Buck, in an interview with CBS News, stated that Jordan will continue to “bleed votes” with each ballot after Ohio Republicans failed to secure enough votes on the second ballot for House Speaker on Wednesday.
“I think he bleeds three or four votes this next time, maybe a little bit more,” Buck said.
Buck suggested that some House Republicans may withdraw their support for Jordan after voting for him twice, considering the political risks of continuing to back a Trump-endorsed GOP hardliner. “He started out with 20 (votes opposed). He’s now down 22. I think he’ll be down to 25, 26 if he goes to the floor again,” Buck said.

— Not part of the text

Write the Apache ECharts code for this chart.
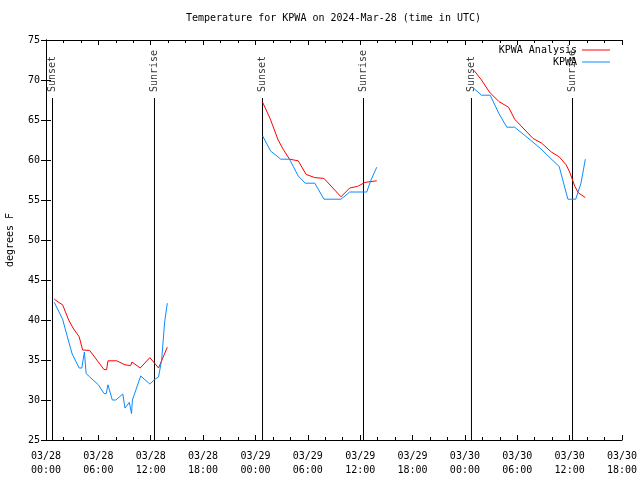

He suggested that Republicans consider a temporary speakership to break the impasse and facilitate the passage of crucial legislation. Buck offered two potential outcomes: a “power-sharing” arrangement between Majority Leader Steve Scalise (R-LA) and Jordan or a temporary speakership held by current Speaker pro tempore, Rep. Patrick McHenry (R-N.C.).
“What we would do in effect was to say, ‘Okay, we will elect Patrick McHenry, and he will agree to resign in 30 days or 60 days so that we can move forward with legislation,’” Buck said.
“And at the same time, (Republicans) figure out who we’re going to pick as a permanent speaker. So, if [McHenry] doesn’t resign, we have a motion to vacate.”
“This is three-dimensional chess,” Buck concluded, acknowledging that a long road lies ahead before any resolution is achieved.
This came after about six Republicans withdrew their support for Jordan during the second vote. Despite the opposition, another speaker vote is scheduled for Thursday at Jordan’s behest.
The House GOP has been struggling to reach a consensus on its leadership since the historic removal of Rep. Kevin McCarthy (R-Calif.) from the Speaker’s role two weeks ago.
McCarthy went through 15 rounds to become Speaker of the House that was led in an opposition by Rep. Matt Gaetz (R-Fla.).
Gaetz led the ousting of McCarthy from the speakership making him the first speaker to be removed in U.S. History.
Despite the GOP conference’s nomination of Jordan for the Speaker’s role last week, it remains uncertain whether he will secure enough support on the House floor to claim the position.
Congress is expected to go through another round to select the Speaker of the House.
“There’s been a bullying campaign to corral the votes and they’re wrestling with the wrong people,” said Rep. Don Bacon (R-Neb.) of himself and another holdout, Rep. Steve Womack of Arkansas, a retired Army colonel. “It backfires.”